The researchers, however, were unable to detect higher actual spending after the election on the part of Trump supporters. “Partisan bias is exerting a stronger influence on economic expectations over time, but shifts in economic expectations driven by partisan bias do not appear to affect household spending,” concluded the paper by Atif Mian, Amir Sufi and Nasim Khoshkou.
A 2015 paper by Lilliana Mason of the University of Chicago had offered an explanation for this puzzling disconnect. “A partisan behaves more like a sports fan than a banker choosing an investment,” she wrote. “The connection between partisan and party is an emotional and social one, as well as a logical one.” Individuals feel elation after their team wins the White House. They feel the economy will improve. But their spending does not respond.
The University of Michigan, publishers of the mostly widely used survey of the economic expectations of American consumers, goes along with this bifurcation of behavior. “Consumers have long demonstrated their ability to form economic expectations based on actual economic developments, putting aside their political ideology,” explained survey director Richard Curtin in March. “The most straightforward expectation [in the present political climate] is that both Democrats and Republicans will moderate their extreme economic expectations.” These expectations will eventually converge, Curtin thought.
A remarkable 2014 French-Canadian study (lead author Serge Caparos) claimed to be the first to establish that political ideology was directly reflected in perceptual bias. This study established that right- and left-oriented individuals actually perceived the world differently. Scrutinizing a picture of an alignment of trees (“an ambiguous hierarchical display”), left-oriented people identified the image as several trees.
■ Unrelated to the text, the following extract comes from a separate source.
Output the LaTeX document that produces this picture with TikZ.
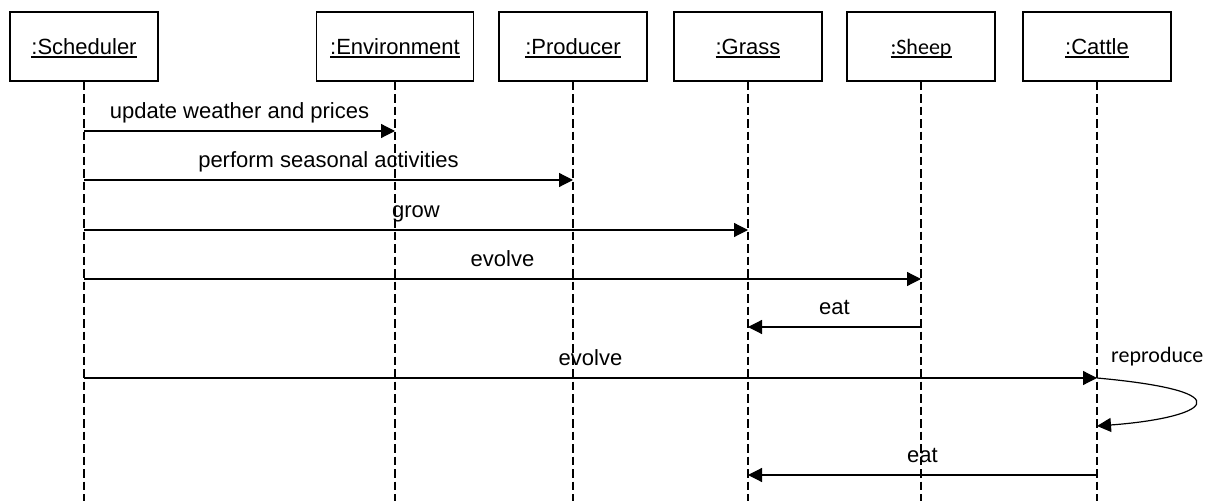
\documentclass[tikz,border=0pt]{standalone}
\usepackage{fontspec}
\setmainfont{Liberation Sans}
\newfontfamily\calib{Carlito}
\usetikzlibrary{arrows.meta}
\newcommand\myul[1]{\setbox0\hbox{#1}\rlap{\rule[-3.2bp]{\wd0}{1.2bp}}\box0}
\begin{document}
\begin{tikzpicture}[x=1bp,y=-1bp,
  obj/.style={draw, line width=1.2bp, minimum width=148bp, minimum height=69bp, inner sep=0pt,
    text height=16bp, text depth=0bp, font=\fontsize{22bp}{26bp}\selectfont},
  life/.style={line width=2.2bp, dash pattern=on 8.5bp off 4bp},
  msg/.style={line width=1.2bp, -{Triangle[length=14bp,width=14bp]}},
  lbl/.style={font=\fontsize{22bp}{26bp}\selectfont, anchor=base, inner sep=0pt, yshift=12bp}]
\useasboundingbox (0,0) rectangle (1212,501);
% objects
\node[obj] (sch) at (84,46.5) {\myul{:Scheduler}};
\node[obj, minimum width=157bp] (env) at (395,46.5) {\myul{:Environment}};
\node[obj] (pro) at (573,46.5) {\myul{:Producer}};
\node[obj] (gra) at (748,46.5) {\myul{:Grass}};
\node[obj] (she) at (921,46.5) {\myul{\calib :Sheep}};
\node[obj] (cat) at (1097,46.5) {\myul{:Cattle}};
% lifelines
\foreach \n in {sch,env,pro,gra,she,cat}
  \draw[life] (\n.south) -- (\n.south |- 0,501);
% messages
\draw[msg] (sch.south |- 0,131) -- (env.south |- 0,131) node[lbl, midway] {update weather and prices};
\draw[msg] (sch.south |- 0,180) -- (pro.south |- 0,180) node[lbl, midway] {perform seasonal activities};
\draw[msg] (sch.south |- 0,230) -- (gra.south |- 0,230) node[lbl, midway] {grow};
\draw[msg] (sch.south |- 0,279) -- (she.south |- 0,279) node[lbl, midway] {evolve};
\draw[msg] (she.south |- 0,327) -- (gra.south |- 0,327) node[lbl, midway] {eat};
\draw[msg] (sch.south |- 0,378) -- (cat.south |- 0,378) node[lbl, midway] {evolve};
\draw[msg] (cat.south |- 0,378) .. controls (1250,392) and (1205,418) .. (cat.south |- 0,426);
\node[font=\fontsize{22bp}{26bp}\calib, anchor=base west, inner sep=0pt] (rep) at (1111,363) {reproduce};
\draw[msg] (cat.south |- 0,475) -- (gra.south |- 0,475) node[lbl, midway] {eat};
\end{tikzpicture}
\end{document}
Right-oriented individuals saw a forest, which the authors said “presented a stronger bias toward global perceptions linked to higher cognitive rigidity.”
Having analyzed summaries of consumer expectations and credit reports, the Federal Reserve Bank of New York issued a new blog last week offering further explanation of why partisan shifts in consumer expectations hadn’t translated into shifts in behavior. “We hypothesize that the expectations consumers report in surveys may consist of two parts: true beliefs on which they base their economic decisions and some noise,” wrote Olivier Armantier, John J. Conlon and Wilbert van der Klaauw. “If presidential elections outcomes predominantly affect the noisy component, we would expect polarization in reported expectations but no substantial divergence of behavior.”
Politics dismissed as noise? To me, that’s not a satisfactory explanation.
It’s hard not to wonder how the passage of the tax reform bill this week will affect partisan expectations — and behavior. Expect one thing: a tide of perceptual bias from both political sides.